Ideata da Steven Hayes, l’ACT (Acceptance and Commitment Therapy, terapia basata sull’accettazione e sull’impegno) è considerata il ramo di terza generazione della classica Cognitive Behavior Therapy (CBT).
In un interessante libro di Harris, è riportata una bella sintesi che rende l’idea di come opera questa metodologia; A sta per accettare i propri stati d’animo ed emozioni, C significa connettersi con i propri valori, infine T è da leggersi come tradurre i propri valori in azioni. Al di là di queste considerazioni teoriche, mi piacerebbe soffermarmi su quanto la ricerca della felicità, paradossalmente, porti a concentrarsi troppo sulla ricerca di soluzioni del problema, che altro non fanno se non alimentarlo, invece di seminare e costruire una vita piena e significativa, termini usati dai terapeuti ACT.
Spiegato meglio con una metafora, provate a pensare al vostro problema più assillante come se fosse rappresentato da erbacce alte in un giardino di casa che volete ovviamente estirpare per renderlo ordinato; ora, mentre strappate erbaccia dopo erbaccia, inevitabilmente ne cresceranno contemporaneamente altre di nuove, e vi affannerete a strappare anche quelle, di fatto non risolvendo nulla ma creando un circolo vizioso e, aggiungerei noioso e improduttivo.
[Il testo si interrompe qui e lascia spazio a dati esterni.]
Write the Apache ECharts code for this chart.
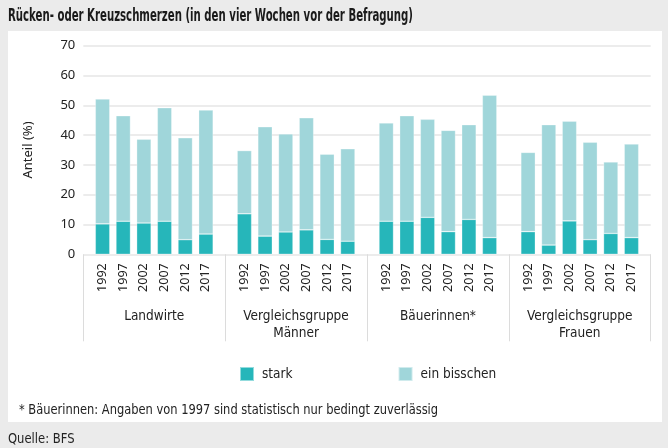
<!DOCTYPE html>
<html>
<head>
<meta charset="utf-8">
<script src="https://cdn.jsdelivr.net/npm/echarts@6/dist/echarts.min.js"></script>
<style>
html,body{margin:0;padding:0;background:#ebebeb;}
#c{width:668px;height:448px;}
</style>
</head>
<body>
<div id="c"></div>
<script>
// ---- data ----
const years = ['1992','1997','2002','2007','2012','2017'];
const groups = ['Landwirte','Vergleichsgruppe\nMänner','Bäuerinnen*','Vergleichsgruppe\nFrauen'];
const yTicks = [0,10,20,30,40,50,60,70];
const starkLandwirte = [10.2, 11.1, 10.5, 11.1, 4.9, 6.8];
const bisschenLandwirte = [41.9, 35.4, 28.1, 38.1, 34.2, 41.6];
const starkMaenner = [13.6, 6.1, 7.5, 8.2, 5.0, 4.4];
const bisschenMaenner = [21.2, 36.7, 32.9, 37.6, 28.6, 31.0];
const starkBaeuerinnen = [11.1, 11.1, 12.4, 7.6, 11.7, 5.6];
const bisschenBaeuerinnen = [33.0, 35.4, 32.9, 34.0, 31.8, 47.8];
const starkFrauen = [7.6, 3.1, 11.2, 4.9, 7.0, 5.6];
const bisschenFrauen = [26.6, 40.4, 33.5, 32.7, 24.0, 31.4];
const seriesNames = ['stark','ein bisschen'];
const titleText = 'Rücken- oder Kreuzschmerzen (in den vier Wochen vor der Befragung)';
const footnoteText = '* Bäuerinnen: Angaben von 1997 sind statistisch nur bedingt zuverlässig';
const sourceText = 'Quelle: BFS';

const starkAll = [starkLandwirte, starkMaenner, starkBaeuerinnen, starkFrauen];
const bisschenAll = [bisschenLandwirte, bisschenMaenner, bisschenBaeuerinnen, bisschenFrauen];

// ---- layout / style ----
const W = 668, H = 448;
const plotL = 83.3, plotR = 650.7, plotT = 45.7, plotB = 254.3;
const groupW = (plotR - plotL) / 4;
const pad = 8.9;
const colStark = '#26b6ba';
const colBiss = '#a0d6da';
const condFont = '"DejaVu Sans Condensed","Noto Sans",sans-serif';
const numFont = '"Noto Sans",sans-serif';
const textCol = '#222';

// fit title to the reference width using a narrowing scale
const titleSize = 18, titleTargetW = 405;
const mctx = document.createElement('canvas').getContext('2d');
mctx.font = 'bold ' + titleSize + 'px ' + condFont;
const titleScale = Math.min(1, titleTargetW / mctx.measureText(titleText).width);

const grids = [{left: plotL, right: W - plotR, top: plotT, bottom: H - plotB}];
const xAxes = [{
  gridIndex: 0, type: 'category', data: groups, position: 'bottom',
  axisLine: {show: false},
  axisTick: {show: true, length: 87, lineStyle: {color: '#dcdcdc', width: 1}},
  axisLabel: {interval: 0, margin: 54, fontFamily: condFont, fontSize: 13.5, color: textCol, lineHeight: 17, verticalAlign: 'top'},
  splitLine: {show: false}
}];
const yAxes = [{
  gridIndex: 0, type: 'value', min: yTicks[0], max: yTicks[yTicks.length-1], interval: yTicks[1]-yTicks[0],
  name: 'Anteil (%)', nameLocation: 'middle', nameGap: 49, nameRotate: 90,
  nameTextStyle: {fontFamily: numFont, fontSize: 13, color: textCol},
  axisLine: {show: false}, axisTick: {show: false},
  axisLabel: {margin: 8, fontFamily: numFont, fontSize: 13, color: textCol},
  splitLine: {show: true, lineStyle: {color: '#e6e6e6', width: 1.5}}
}];
const series = [];
for (let g = 0; g < 4; g++) {
  const gl = plotL + g * groupW + pad;
  const gr = plotL + (g + 1) * groupW - pad;
  grids.push({left: gl, right: W - gr, top: plotT, bottom: H - plotB});
  xAxes.push({
    gridIndex: g + 1, type: 'category', data: years,
    axisLine: {show: false}, axisTick: {show: false},
    axisLabel: {rotate: 90, margin: 9, fontFamily: numFont, fontSize: 12.5, color: textCol, interval: 0}
  });
  yAxes.push({
    gridIndex: g + 1, type: 'value', min: yTicks[0], max: yTicks[yTicks.length-1], interval: yTicks[1]-yTicks[0],
    show: false, splitLine: {show: false}
  });
  series.push({
    name: seriesNames[0], type: 'bar', stack: 'g' + g, xAxisIndex: g + 1, yAxisIndex: g + 1,
    data: starkAll[g], barWidth: '70%',
    itemStyle: {color: colStark, borderColor: 'rgba(255,255,255,0.5)', borderWidth: 0.6}
  });
  series.push({
    name: seriesNames[1], type: 'bar', stack: 'g' + g, xAxisIndex: g + 1, yAxisIndex: g + 1,
    data: bisschenAll[g], barWidth: '70%',
    itemStyle: {color: colBiss, borderColor: 'rgba(255,255,255,0.5)', borderWidth: 0.6}
  });
}

const chart = echarts.init(document.getElementById('c'), null, {renderer: 'canvas'});
chart.setOption({
  backgroundColor: '#ebebeb',
  animation: false,
  graphic: [
    {type: 'rect', z: -10, silent: true, shape: {x: 8, y: 31, width: 654, height: 391}, style: {fill: '#ffffff'}},
    {type: 'text', x: 8, y: 16, scaleX: titleScale, silent: true,
     style: {text: titleText, fontFamily: condFont, fontSize: titleSize, fontWeight: 'bold', fill: '#1a1a1a', textVerticalAlign: 'middle'}},
    {type: 'text', x: 19, y: 410, scaleX: 0.91, silent: true,
     style: {text: footnoteText, fontFamily: condFont, fontSize: 14, fill: textCol, textVerticalAlign: 'middle'}},
    {type: 'text', x: 8, y: 439, scaleX: 0.92, silent: true,
     style: {text: sourceText, fontFamily: condFont, fontSize: 14, fill: textCol, textVerticalAlign: 'middle'}}
  ],
  legend: {
    data: seriesNames, left: 239, top: 366, padding: 0, itemWidth: 14, itemHeight: 14, itemGap: 105,
    icon: 'rect', textStyle: {fontFamily: condFont, fontSize: 13.5, color: textCol, padding: [0,0,0,3]}
  },
  grid: grids, xAxis: xAxes, yAxis: yAxes, series: series
});
</script>
</body>
</html>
Se invece di strappare le erbacce provate a spostare l’attenzione su come abbellire il giardino seminando rose, forse vi godreste di più la vita. Ancora, pensate a chi siete veramente e non identificate voi stessi con i vostri problemi, voi non siete la somma dei sintomi del DSM, siete persone con pregi e difetti. Avete delle passioni che magari non conoscete perché non siete connessi con il vostro vero sé.
La vita è un viaggio, da immaginare come una camminata, se ad ogni passo pensiamo a risolvere problemi, come dove spostare il peso sulle gambe e sui piedi per mantenere l’equilibrio, il viaggio sarà poco piacevole e non alzeremo lo sguardo verso l’orizzonte, non avremo scopi.
Per godersi la vita e raggiungere la realizzazione non dobbiamo tenere sotto controllo tutto, ma agire più istintivamente, consentendoci di sbagliare qualche volta, in fondo nessuno è perfetto. Certe tecniche delle due precedenti generazioni cognitivo comportamentali sono certamente ancora molto utili per alcuni pazienti, e alcune di queste tecniche e strategie sono presenti anche nell’ACT, ma trovo questo tipo di approccio una grandiosa sintesi tra cognitivismo, comportamentismo e psicodinamica (o più precisamente psicologia del profondo in senso lato). Gli approcci e i tentativi falliti precedentemente vengono smontati nella terapia e si trovano nuove vie per raggiungere ciò che si vuole.